Wilson’s choice to represent himself was extreme, he acknowledged in an interview with the Tribune before his plea, but he insisted he did it because of a dispute with his attorney, not to delay things. It was hypocritical for the judge to accuse him of stall tactics, Wilson said, when the judge let the professional lawyers drag the case out so long.

“What happened to the other nine years I was doing?” he said. “(Wadas) just gave the state nine years (and) three months to stall.”

Delay after delay

In some cases, delays can snowball until the defendant has spent a decade or even longer behind bars.

Frequently, the Tribune found, the delays in the oldest cases aren’t particularly unique. The defendants seem to encounter the typical structural delays in greater volume, or to a greater degree.

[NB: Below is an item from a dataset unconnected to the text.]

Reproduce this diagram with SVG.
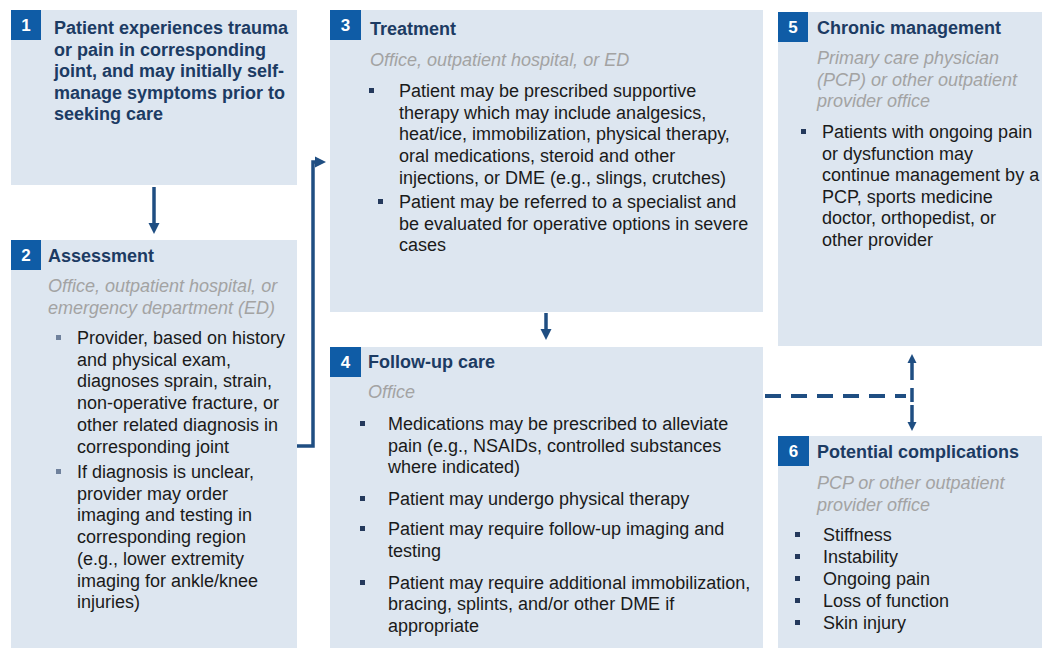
<svg xmlns="http://www.w3.org/2000/svg" width="1042" height="648" viewBox="0 0 1042 648">
<style>
.box{fill:#dde6f0}
.badge{fill:#0f5ca6}
.num{font-family:"Liberation Sans",Arial,sans-serif;font-weight:bold;font-size:17px;fill:#ffffff;text-anchor:middle}
.head{font-family:"Liberation Sans",Arial,sans-serif;font-weight:bold;font-size:18px;fill:#1c3b63}
.sub{font-family:"Liberation Sans",Arial,sans-serif;font-style:italic;font-size:18px;fill:#a3a3a3}
.body{font-family:"Liberation Sans",Arial,sans-serif;font-size:18px;fill:#1a1a1a}
.blt{fill:#24395c}
.blt2{fill:#6f819c}
.conn{fill:none;stroke:#1f4e82;stroke-width:3.5}
.dash{fill:none;stroke:#1f4e82;stroke-width:4;stroke-dasharray:16 10}
</style>
<defs>
<marker id="ah" markerWidth="14" markerHeight="14" refX="4" refY="6" orient="auto" markerUnits="userSpaceOnUse">
<path d="M0,0.5 L11,6 L0,11.5 Z" fill="#1f4e82"/>
</marker>
<marker id="ahs" markerWidth="12" markerHeight="12" refX="3" refY="5" orient="auto" markerUnits="userSpaceOnUse">
<path d="M0,0.5 L9,5 L0,9.5 Z" fill="#1f4e82"/>
</marker>
</defs>

<g id="connectors">
<path class="conn" d="M154,187 V227" marker-end="url(#ah)"/>
<path class="conn" d="M297,446 H313 V162 H319" marker-end="url(#ah)"/>
<path class="conn" d="M546,313 V333" marker-end="url(#ah)"/>
<path class="dash" d="M765,396 H906"/>
<path class="conn" d="M912,402 V388 M912,380 V360" marker-end="url(#ahs)"/>
<path class="conn" d="M912,405 V425" marker-end="url(#ahs)"/>
</g>

<g id="node1">
<rect class="box" x="11" y="10" width="286" height="175"/>
<rect class="badge" x="11" y="10" width="30" height="30"/>
<text class="num" x="26" y="31">1</text>
<text class="head" x="54" y="34"><tspan x="54">Patient experiences trauma</tspan><tspan x="54" dy="21.5">or pain in corresponding</tspan><tspan x="54" dy="21.5">joint, and may initially self-</tspan><tspan x="54" dy="21.5">manage symptoms prior to</tspan><tspan x="54" dy="21.5">seeking care</tspan></text>
</g>

<g id="node2">
<rect class="box" x="11" y="240" width="286" height="408"/>
<rect class="badge" x="11" y="240" width="30" height="30"/>
<text class="num" x="26" y="261">2</text>
<text class="head" x="48" y="262">Assessment</text>
<text class="sub" x="48" y="292"><tspan x="48">Office, outpatient hospital, or</tspan><tspan x="48" dy="21.7">emergency department (ED)</tspan></text>
<rect class="blt2" x="56" y="335" width="5" height="5"/>
<text class="body" x="77" y="344"><tspan x="77">Provider, based on history</tspan><tspan x="77" dy="21.7">and physical exam,</tspan><tspan x="77" dy="21.7">diagnoses sprain, strain,</tspan><tspan x="77" dy="21.7">non-operative fracture, or</tspan><tspan x="77" dy="21.7">other related diagnosis in</tspan><tspan x="77" dy="21.7">corresponding joint</tspan></text>
<rect class="blt2" x="56" y="469" width="5" height="5"/>
<text class="body" x="77" y="478"><tspan x="77">If diagnosis is unclear,</tspan><tspan x="77" dy="21.7">provider may order</tspan><tspan x="77" dy="21.7">imaging and testing in</tspan><tspan x="77" dy="21.7">corresponding region</tspan><tspan x="77" dy="21.7">(e.g., lower extremity</tspan><tspan x="77" dy="21.7">imaging for ankle/knee</tspan><tspan x="77" dy="21.7">injuries)</tspan></text>
</g>

<g id="node3">
<rect class="box" x="330" y="10" width="433" height="302"/>
<rect class="badge" x="330" y="10" width="31" height="30"/>
<text class="num" x="345.5" y="31">3</text>
<text class="head" x="370" y="35">Treatment</text>
<text class="sub" x="370" y="66">Office, outpatient hospital, or ED</text>
<rect class="blt" x="369" y="88" width="5" height="5"/>
<text class="body" x="399" y="97"><tspan x="399">Patient may be prescribed supportive</tspan><tspan x="399" dy="21.7">therapy which may include analgesics,</tspan><tspan x="399" dy="21.7">heat/ice, immobilization, physical therapy,</tspan><tspan x="399" dy="21.7">oral medications, steroid and other</tspan><tspan x="399" dy="21.7">injections, or DME (e.g., slings, crutches)</tspan></text>
<rect class="blt" x="378" y="199" width="5" height="5"/>
<text class="body" x="399" y="208"><tspan x="399">Patient may be referred to a specialist and</tspan><tspan x="399" dy="21.7">be evaluated for operative options in severe</tspan><tspan x="399" dy="21.7">cases</tspan></text>
</g>

<g id="node4">
<rect class="box" x="330" y="347" width="433" height="301"/>
<rect class="badge" x="330" y="347" width="31" height="30"/>
<text class="num" x="345.5" y="368">4</text>
<text class="head" x="368" y="368">Follow-up care</text>
<text class="sub" x="368" y="398">Office</text>
<rect class="blt" x="360" y="421" width="5" height="5"/>
<text class="body" x="388" y="430"><tspan x="388">Medications may be prescribed to alleviate</tspan><tspan x="388" dy="21.7">pain (e.g., NSAIDs, controlled substances</tspan><tspan x="388" dy="21.7">where indicated)</tspan></text>
<rect class="blt" x="360" y="496" width="5" height="5"/>
<text class="body" x="388" y="505">Patient may undergo physical therapy</text>
<rect class="blt" x="360" y="526" width="5" height="5"/>
<text class="body" x="388" y="535"><tspan x="388">Patient may require follow-up imaging and</tspan><tspan x="388" dy="21.7">testing</tspan></text>
<rect class="blt" x="360" y="580" width="5" height="5"/>
<text class="body" x="388" y="589"><tspan x="388">Patient may require additional immobilization,</tspan><tspan x="388" dy="21.3">bracing, splints, and/or other DME if</tspan><tspan x="388" dy="21.3">appropriate</tspan></text>
</g>

<g id="node5">
<rect class="box" x="778" y="12" width="264" height="334"/>
<rect class="badge" x="778" y="12" width="30" height="30"/>
<text class="num" x="793" y="33">5</text>
<text class="head" x="817" y="34">Chronic management</text>
<text class="sub" x="817" y="64"><tspan x="817">Primary care physician</tspan><tspan x="817" dy="21.7">(PCP) or other outpatient</tspan><tspan x="817" dy="21.7">provider office</tspan></text>
<rect class="blt" x="801" y="129" width="5" height="5"/>
<text class="body" x="822" y="138"><tspan x="822">Patients with ongoing pain</tspan><tspan x="822" dy="21.6">or dysfunction may</tspan><tspan x="822" dy="21.6">continue management by a</tspan><tspan x="822" dy="21.6">PCP, sports medicine</tspan><tspan x="822" dy="21.6">doctor, orthopedist, or</tspan><tspan x="822" dy="21.6">other provider</tspan></text>
</g>

<g id="node6">
<rect class="box" x="778" y="436" width="264" height="212"/>
<rect class="badge" x="778" y="436" width="31" height="30"/>
<text class="num" x="793.5" y="457">6</text>
<text class="head" x="817" y="458">Potential complications</text>
<text class="sub" x="817" y="489"><tspan x="817">PCP or other outpatient</tspan><tspan x="817" dy="21.7">provider office</tspan></text>
<rect class="blt" x="795" y="532" width="5" height="5"/>
<text class="body" x="823" y="541">Stiffness</text>
<rect class="blt" x="795" y="554" width="5" height="5"/>
<text class="body" x="823" y="563">Instability</text>
<rect class="blt" x="795" y="576" width="5" height="5"/>
<text class="body" x="823" y="585">Ongoing pain</text>
<rect class="blt" x="795" y="598" width="5" height="5"/>
<text class="body" x="823" y="607">Loss of function</text>
<rect class="blt" x="795" y="620" width="5" height="5"/>
<text class="body" x="823" y="629">Skin injury</text>
</g>
</svg>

Take, for example, Jorge Martinez. In a courthouse full of long, thorny murder cases, his is one of the longest and thorniest. The shooting he’s accused of occurred so long ago that one piece of potential evidence is the use of a Blockbuster Video card.

Prosecutors say Martinez fatally shot a Ghanaian engineering student and wounded another man on a busy Uptown street on a spring night in 2008.

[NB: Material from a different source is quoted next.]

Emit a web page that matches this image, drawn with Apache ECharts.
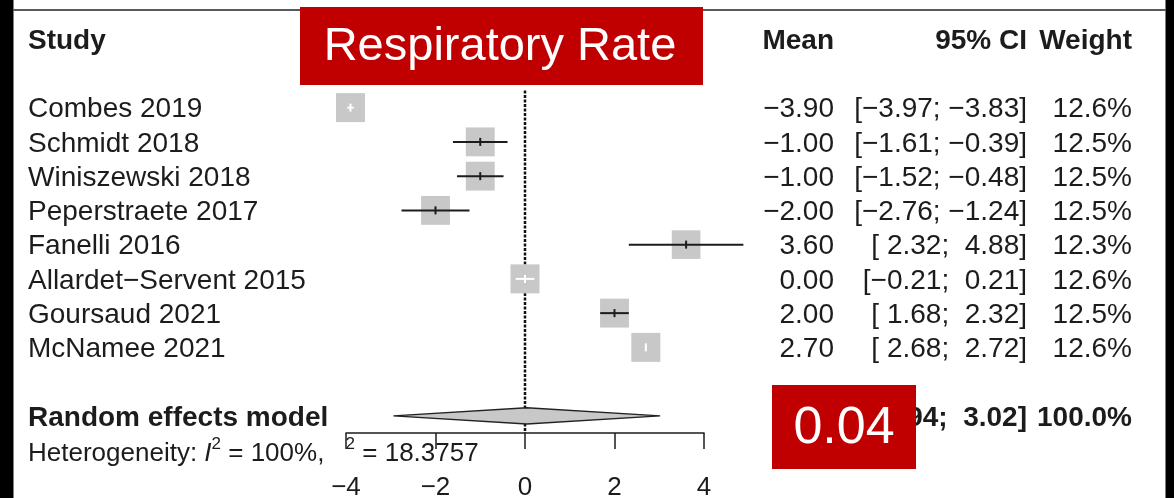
<!DOCTYPE html>
<html>
<head>
<meta charset="utf-8">
<title>Respiratory Rate forest plot</title>
<script src="https://cdn.jsdelivr.net/npm/echarts@6/dist/echarts.min.js"></script>
<style>
  html, body { margin: 0; padding: 0; background: #fff; }
  #chart { width: 1174px; height: 498px; }
</style>
</head>
<body>
<div id="chart"></div>
<script>
// ---- data ----
const title = 'Respiratory Rate';
const studies = ['Combes 2019', 'Schmidt 2018', 'Winiszewski 2018', 'Peperstraete 2017',
                 'Fanelli 2016', 'Allardet\u2212Servent 2015', 'Goursaud 2021', 'McNamee 2021'];
const means   = [-3.90, -1.00, -1.00, -2.00, 3.60,  0.00, 2.00, 2.70];
const lowers  = [-3.97, -1.61, -1.52, -2.76, 2.32, -0.21, 1.68, 2.68];
const uppers  = [-3.83, -0.39, -0.48, -1.24, 4.88,  0.21, 2.32, 2.72];
const weights = [12.6, 12.5, 12.5, 12.5, 12.3, 12.6, 12.5, 12.6];
const pooledLabel = 'Random effects model';
const pooledMean = 0.04;
const pooledLower = -2.94;
const pooledUpper = 3.02;
const pooledWeight = 100.0;
const i2Text = '100%';
const tau2Text = '18.3757';
const xTicks = [-4, -2, 0, 2, 4];
const headers = ['Study', 'Mean', '95% CI', 'Weight'];

// ---- styling ----
const FONT = "'Liberation Sans', Arial, Helvetica, sans-serif";
const INK = '#1c1c1c';
const BOX = '#c8c8c8';
const RED = '#c00000';

// table columns (left edge of study names, right edges of numeric columns)
const COL_STUDY = 28, COL_MEAN = 834, COL_CI = 1027, COL_WEIGHT = 1132;
const TEXT_DY = 2; // optical centring of cap height on the row line

// row layout on the inverted y axis
const headerRow = 0;
const studyRows = studies.map((_, i) => i + 2);
const pooledRow = studyRows[studyRows.length - 1] + 2;

function fmt(v) { return (v < 0 ? '\u2212' : '') + Math.abs(v).toFixed(2); }
function padded(v) { return v < 0 ? fmt(v) : ' ' + fmt(v); }
function ciText(lo, hi) { return '[' + padded(lo) + '; ' + padded(hi) + ']'; }
function tickText(v) { return v < 0 ? '\u2212' + Math.abs(v) : String(v); }

const maxWeight = Math.max(...weights);

function txt(x, y, text, align, bold, size) {
  return {
    type: 'text', x: x, y: y,
    style: {
      text: text, fill: INK,
      font: (bold ? 'bold ' : '') + (size || 28) + 'px ' + FONT,
      align: align, verticalAlign: 'middle',
      textAlign: align, textVerticalAlign: 'middle'
    }
  };
}

// table rows built from the arrays above
const tableRows = [
  { row: headerRow, bold: true, cells: headers },
  ...studies.map((s, i) => ({
    row: studyRows[i], bold: false,
    cells: [s, fmt(means[i]), ciText(lowers[i], uppers[i]), weights[i].toFixed(1) + '%']
  })),
  { row: pooledRow, bold: true,
    cells: [pooledLabel, fmt(pooledMean), ciText(pooledLower, pooledUpper), pooledWeight.toFixed(1) + '%'] }
];

const chart = echarts.init(document.getElementById('chart'), null, { renderer: 'canvas' });

const option = {
  animation: false,
  backgroundColor: '#fff',
  grid: { left: 346, right: 470, top: 4.875, bottom: 65, containLabel: false, outerBoundsMode: 'none' },
  xAxis: {
    type: 'value', min: xTicks[0], max: xTicks[xTicks.length - 1], interval: 2,
    position: 'bottom',
    axisLine: { show: true, onZero: false, lineStyle: { color: INK, width: 1.5 } },
    axisTick: { show: true, length: 16, lineStyle: { color: INK, width: 1.5 } },
    axisLabel: { margin: 42, fontSize: 26, fontFamily: FONT, color: INK, formatter: tickText },
    splitLine: { show: false }
  },
  yAxis: { type: 'value', inverse: true, min: -1, max: 11.5, show: false },
  series: [
    // dotted line of no effect
    {
      type: 'custom', clip: false, z: 1,
      data: [[0, studyRows[0] - 0.5, pooledRow + 0.5]],
      renderItem(params, api) {
        const p1 = api.coord([api.value(0), api.value(1)]);
        const p2 = api.coord([api.value(0), api.value(2)]);
        return {
          type: 'line',
          shape: { x1: p1[0], y1: p1[1], x2: p2[0], y2: p2[1] },
          style: { stroke: '#111', lineWidth: 2.5, lineDash: [3, 1.5] }
        };
      }
    },
    // study boxes and confidence intervals
    {
      type: 'custom', clip: false, z: 3,
      data: studies.map((s, i) => [means[i], lowers[i], uppers[i], weights[i], studyRows[i]]),
      renderItem(params, api) {
        const m = api.value(0), lo = api.value(1), hi = api.value(2), w = api.value(3), r = api.value(4);
        const c = api.coord([m, r]);
        const xl = api.coord([lo, r])[0], xh = api.coord([hi, r])[0];
        const side = 29 * Math.sqrt(w / maxWeight);
        // interval drawn in white only when it sits well inside its box
        const inside = xl > c[0] - side / 2 + 1 && xh < c[0] + side / 2 - 1;
        const stroke = inside ? '#fff' : INK;
        return {
          type: 'group',
          children: [
            { type: 'rect', shape: { x: c[0] - side / 2, y: c[1] - side / 2, width: side, height: side },
              style: { fill: BOX } },
            { type: 'line', shape: { x1: xl, y1: c[1], x2: xh, y2: c[1] },
              style: { stroke: stroke, lineWidth: 2 } },
            { type: 'line', shape: { x1: c[0], y1: c[1] - 4, x2: c[0], y2: c[1] + 4 },
              style: { stroke: stroke, lineWidth: 2 } }
          ]
        };
      }
    },
    // pooled estimate diamond
    {
      type: 'custom', clip: false, z: 3,
      data: [[pooledMean, pooledLower, pooledUpper, pooledRow]],
      renderItem(params, api) {
        const r = api.value(3);
        const c = api.coord([api.value(0), r]);
        const xl = api.coord([api.value(1), r])[0], xh = api.coord([api.value(2), r])[0];
        return {
          type: 'polygon',
          shape: { points: [[xl, c[1]], [c[0], c[1] - 8], [xh, c[1]], [c[0], c[1] + 8]] },
          style: { fill: BOX, stroke: '#222', lineWidth: 1.5 }
        };
      }
    },
    // table text
    {
      type: 'custom', clip: false, z: 4,
      data: tableRows.map(t => [0, t.row]),
      renderItem(params, api) {
        const t = tableRows[params.dataIndex];
        const y = api.coord([0, api.value(1)])[1] + TEXT_DY;
        return {
          type: 'group',
          children: [
            txt(COL_STUDY, y, t.cells[0], 'left', t.bold),
            txt(COL_MEAN, y, t.cells[1], 'right', t.bold),
            txt(COL_CI, y, t.cells[2], 'right', t.bold),
            txt(COL_WEIGHT, y, t.cells[3], 'right', t.bold)
          ]
        };
      }
    },
    // heterogeneity statistics
    {
      type: 'custom', clip: false, z: 4,
      data: [[0, pooledRow + 1.06]],
      renderItem(params, api) {
        const y = api.coord([0, api.value(1)])[1] + TEXT_DY;
        return {
          type: 'text', x: COL_STUDY, y: y,
          style: {
            text: '{n|Heterogeneity: }{i|I}{s|2}{n| = ' + i2Text + ', }{g| }{s|2}{n| = ' + tau2Text + '}',
            fill: INK, align: 'left', verticalAlign: 'middle',
            textAlign: 'left', textVerticalAlign: 'middle',
            rich: {
              n: { fontSize: 26, fontFamily: FONT, color: INK, lineHeight: 36, verticalAlign: 'middle' },
              i: { fontSize: 26, fontFamily: FONT, fontStyle: 'italic', color: INK, lineHeight: 36, verticalAlign: 'middle' },
              s: { fontSize: 17, fontFamily: FONT, color: INK, lineHeight: 17, verticalAlign: 'top' },
              g: { fontSize: 26, fontFamily: FONT, width: 14, lineHeight: 36 }
            }
          }
        };
      }
    }
  ],
  graphic: [
    // frame: dark side bands and top rule
    { type: 'rect', z: 10, shape: { x: 0, y: 0, width: 13.5, height: 498 }, style: { fill: '#000' } },
    { type: 'rect', z: 10, shape: { x: 1165.5, y: 0, width: 8.5, height: 498 }, style: { fill: '#000' } },
    { type: 'line', z: 10, shape: { x1: 13.5, y1: 10, x2: 1165.5, y2: 10 }, style: { stroke: '#222', lineWidth: 1.5 } },
    // title banner
    { type: 'rect', z: 20, shape: { x: 300, y: 7, width: 403, height: 78 }, style: { fill: RED } },
    { type: 'text', z: 21, x: 500, y: 47,
      style: { text: title, fill: '#fff', font: '47px ' + FONT,
               align: 'center', verticalAlign: 'middle', textAlign: 'center', textVerticalAlign: 'middle' } },
    // pooled mean callout
    { type: 'rect', z: 20, shape: { x: 772, y: 385, width: 144, height: 84 }, style: { fill: RED } },
    { type: 'text', z: 21, x: 844, y: 429,
      style: { text: fmt(pooledMean), fill: '#fff', font: '52px ' + FONT,
               align: 'center', verticalAlign: 'middle', textAlign: 'center', textVerticalAlign: 'middle' } }
  ]
};

chart.setOption(option);
</script>
</body>
</html>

Martinez was not charged until 2013, more than five years after the shooting.

It took until 2017 for attorneys to file substantive motions. From that point forward, the defense vigorously challenged the evidence against him.

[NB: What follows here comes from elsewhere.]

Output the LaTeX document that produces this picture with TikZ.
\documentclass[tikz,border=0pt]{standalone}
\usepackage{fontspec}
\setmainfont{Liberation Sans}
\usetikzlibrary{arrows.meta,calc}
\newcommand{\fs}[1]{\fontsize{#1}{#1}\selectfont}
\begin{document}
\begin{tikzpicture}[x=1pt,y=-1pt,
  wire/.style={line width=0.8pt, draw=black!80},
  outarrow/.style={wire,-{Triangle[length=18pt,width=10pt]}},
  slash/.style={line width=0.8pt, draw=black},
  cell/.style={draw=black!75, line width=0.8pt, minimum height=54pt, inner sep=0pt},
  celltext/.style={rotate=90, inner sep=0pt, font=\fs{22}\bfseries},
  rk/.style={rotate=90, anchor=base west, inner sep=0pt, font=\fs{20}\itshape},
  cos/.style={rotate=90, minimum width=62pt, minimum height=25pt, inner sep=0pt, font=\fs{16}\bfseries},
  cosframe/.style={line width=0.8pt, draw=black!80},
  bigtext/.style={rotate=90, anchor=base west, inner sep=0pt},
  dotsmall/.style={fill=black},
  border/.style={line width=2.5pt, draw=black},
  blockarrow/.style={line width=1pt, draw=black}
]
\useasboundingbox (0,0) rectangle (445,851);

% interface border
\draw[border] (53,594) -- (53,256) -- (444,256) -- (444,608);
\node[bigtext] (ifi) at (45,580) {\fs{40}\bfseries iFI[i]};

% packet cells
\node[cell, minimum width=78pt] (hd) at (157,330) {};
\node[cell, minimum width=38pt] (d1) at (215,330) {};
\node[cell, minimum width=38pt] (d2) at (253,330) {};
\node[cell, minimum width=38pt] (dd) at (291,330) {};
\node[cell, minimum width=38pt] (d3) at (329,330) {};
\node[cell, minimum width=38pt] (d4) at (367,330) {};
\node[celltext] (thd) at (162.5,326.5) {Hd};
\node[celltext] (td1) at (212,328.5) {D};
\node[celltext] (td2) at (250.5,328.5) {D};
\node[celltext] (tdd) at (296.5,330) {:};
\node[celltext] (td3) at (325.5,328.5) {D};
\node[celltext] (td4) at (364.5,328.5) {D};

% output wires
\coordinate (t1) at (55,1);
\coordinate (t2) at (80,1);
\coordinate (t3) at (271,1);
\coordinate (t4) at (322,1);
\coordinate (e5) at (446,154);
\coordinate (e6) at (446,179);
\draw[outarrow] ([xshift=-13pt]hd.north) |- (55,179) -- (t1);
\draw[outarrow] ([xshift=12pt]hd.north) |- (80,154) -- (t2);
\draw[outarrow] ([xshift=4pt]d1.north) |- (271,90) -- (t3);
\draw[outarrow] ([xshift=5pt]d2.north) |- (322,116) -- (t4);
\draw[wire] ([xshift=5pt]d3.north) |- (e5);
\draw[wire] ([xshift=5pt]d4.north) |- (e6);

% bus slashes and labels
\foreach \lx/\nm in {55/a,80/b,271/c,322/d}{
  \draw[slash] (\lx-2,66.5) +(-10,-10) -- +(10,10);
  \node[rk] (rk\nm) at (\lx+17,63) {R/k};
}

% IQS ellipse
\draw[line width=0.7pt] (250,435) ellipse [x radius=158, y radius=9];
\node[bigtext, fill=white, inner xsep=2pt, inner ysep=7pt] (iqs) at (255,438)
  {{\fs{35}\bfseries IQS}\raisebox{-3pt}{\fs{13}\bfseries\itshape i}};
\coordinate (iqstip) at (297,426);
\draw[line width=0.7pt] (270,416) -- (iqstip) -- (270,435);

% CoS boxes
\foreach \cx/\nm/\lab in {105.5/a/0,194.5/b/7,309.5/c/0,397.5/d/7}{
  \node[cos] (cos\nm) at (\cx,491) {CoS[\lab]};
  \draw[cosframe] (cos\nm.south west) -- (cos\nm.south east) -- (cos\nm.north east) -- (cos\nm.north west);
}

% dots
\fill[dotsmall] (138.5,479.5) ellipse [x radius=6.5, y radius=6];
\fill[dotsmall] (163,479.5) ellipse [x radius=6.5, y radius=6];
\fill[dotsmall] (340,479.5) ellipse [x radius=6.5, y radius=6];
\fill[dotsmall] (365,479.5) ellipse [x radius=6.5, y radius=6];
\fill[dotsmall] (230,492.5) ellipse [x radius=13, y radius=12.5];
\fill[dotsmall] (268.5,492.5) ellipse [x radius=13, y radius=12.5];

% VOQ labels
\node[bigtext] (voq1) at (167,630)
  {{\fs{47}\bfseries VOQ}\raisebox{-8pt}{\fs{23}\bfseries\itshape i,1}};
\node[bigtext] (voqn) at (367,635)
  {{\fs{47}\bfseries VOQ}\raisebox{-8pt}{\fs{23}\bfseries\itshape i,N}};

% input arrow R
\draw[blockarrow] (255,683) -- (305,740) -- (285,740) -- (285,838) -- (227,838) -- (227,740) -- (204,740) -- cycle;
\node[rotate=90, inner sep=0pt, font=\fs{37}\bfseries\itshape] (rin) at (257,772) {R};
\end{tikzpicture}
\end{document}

Among their many arguments: A jailhouse informant was unreliable, Martinez’s quasi-confession to an ex-girlfriend was shaky, the fingerprint examiner who analyzed the evidence was unqualified. And perhaps most consequentially, they said jurors shouldn’t hear anything about two guns Martinez turned over to police after an unrelated arrest in 2008.

The case’s first judge, Associate Judge Thomas Gainer, retired at the end of 2018. His replacement, Associate Judge Thomas Hennelly, didn’t hear arguments on most of the motions until March 2020. He waited six months after that to hear further arguments and make some rulings — generally in prosecutors’ favor — while admitting that he only “kind of vaguely” remembered attorneys’ arguments from the earlier hearing and didn’t have the transcript.

Defense attorneys filed requests asking Hennelly to reconsider, which he did not rule on until late 2021, shortly before his transfer to a suburban courthouse. His docket, including the Martinez case, was assigned to Circuit Judge Joanne Rosado. She made efforts to run the Martinez case more efficiently, for a time scheduling hearings almost weekly instead of monthly, in hopes of getting to trial by spring 2022.

The latest issue, simmering for years, has been what prosecutors could say about the two guns turned in to police. One of the guns had since been destroyed and the other returned to its legal owner. Prosecutors initially said they would argue Martinez could have used the destroyed gun to commit the crime. Then, at the last minute, they flip-flopped, telling the judge they planned to say the existing gun could have been the murder weapon.

The defense said jurors should not be able to hear about the guns, arguing the situation was a bad-faith mess and no hard forensic evidence tied either gun to the shooting. Rosado agreed, effectively overturning Hennelly’s previous ruling that prosecutors could tell jurors about the guns.

So prosecutors went for the nuclear option: something called an interlocutory appeal. They want a state appellate court to reverse Rosado and allow future jurors to hear testimony about the alleged murder weapon. It took them five months to file an opening brief. The case is functionally frozen until the higher court makes its decision, which might not happen for many more months.

Rosado, while lamenting the incredible age of the case, has denied Martinez’s request for release on bond while the appeal is pending. Martinez’s time in custody without trial will soon pass the 10-year mark.

Meanwhile in January, the man who initially survived the Uptown gunfire died of his wounds, nearly 15 years after the shots were fired.

He would have been expected to testify at trial. Now instead, Martinez faces a new indictment with new murder charges. And, prosecutors have said, discovery on the new case remains incomplete.